The Furlife group in particular is in no way exclusive, but rather very welcoming, and I have yet to come across a single bad vibe or unsavory attitude from anyone. Everyone seems genuine, warm, friendly, primarily interested in just having a great time and making sure everyone around them does too. Furlife has proven to be one of my favorite things about living here. In spite of our living nearly a couple hours away from Seattle, I really would like to be able to attend a few of the other meetups they have going on throughout the year.

...

After just a few hours of being your true self with your own kind, it doesn't feel like such a shock when you have to say goodbye to everyone and suddenly force yourself back into the mundane real world. ...It still feels a little weird, unsettling, and altogether unnatural, but isn't too much of an adjustment to revert to your "publicly acceptable" side. After four straight days at a con, however, it's altogether disorienting. When the time finally comes for all the fun-loving fuzzies to disperse, the locale that had been transformed into a magnfiicent furry wonderland for so many days reverts to being just another hotel, and mundane reality is everywhere, encroaching.

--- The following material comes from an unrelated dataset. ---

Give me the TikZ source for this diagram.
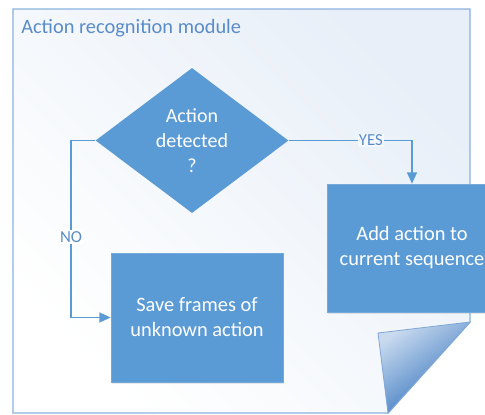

There is no gradual reintroduction to it; it just slaps you across the muzzle and rubs your nose in it the second you leave. And no longer being attached to my tail feels so wrong.

That unavoidable sense of PCD will never be nearly enough to dissuade me from looking forward to the next con, however... only one month to go until Rainfurrest! This year, we've got a room in the main hotel, so we shouldn't have to deal with nearly as many parking/transportation hassles as last time. It's the perfect way to celebrate summer's end.